Government funnels funding to protect and enhance watersheds

Lesser Slave Watershed Alliance held an open house March 22 on World Water Day at its office in High Prairie during Canada Water Week, March 19-25. People were invited to meet the staff, learn about the watershed, children enter a colouring contest and enter to win Canada Water Week prizes. Left-right, are watershed executive director Meghan Payne, Monique Roy, a Grade 9 student of Prairie River Junior High School in High Prairie, and watershed co-ordinator Kaylyn Jackson.

Richard Froese,
Lesser Slave Watershed Council and Mighty Peace Watershed Alliance will benefit from a pool of $12 million the provincial government has invested to protect water.

The Government of Alberta is safeguarding water resources with nearly $12 million in new multi-year grants for watershed planning and advisory councils and the Alberta Water Council, states a news release from the provincial government dated March 22, World Water Day.

“It’s a great commitment by the government,” says Megan Payne, executive director of Lesser Slave Watershed Council.
“It will provide some security to us for the next few years to continue our ongoing programs and watershed planning.”

Each year for the next three years, 11 local watershed councils will receive $3.2 million per year to assess watershed health and plan for water management. The Alberta Water Council will receive $750,000 per year for the next three years to preserve water resources.

“We are taking steps to protect Alberta’s water through partnerships and collaboration,” says Environment and Parks Minister Shannon Phillips, minister responsible for the Climate Change Office.
“World Water Day challenges us to think about how we protect this extraordinary economic and environmental resource.”
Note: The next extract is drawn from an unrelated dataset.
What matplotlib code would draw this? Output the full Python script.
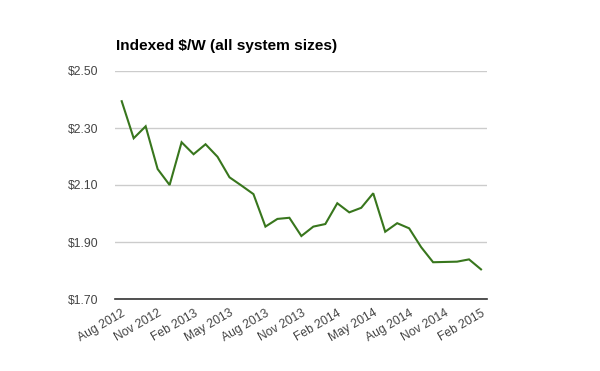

Each watershed planning and advisory council represents a major river basin in Alberta. The non-profit organizations work with the public, First Nations, governments, industry and conservation groups to support community flood- and drought-resiliency planning.

They also evaluate the health of local watersheds and support water planning and management frameworks.

“The Government of Alberta’s commitment to predictable funding will support sound, consensus-based advice on important water management issues,” says Andre Asselin, acting executive director of the Alberta Watershed Council.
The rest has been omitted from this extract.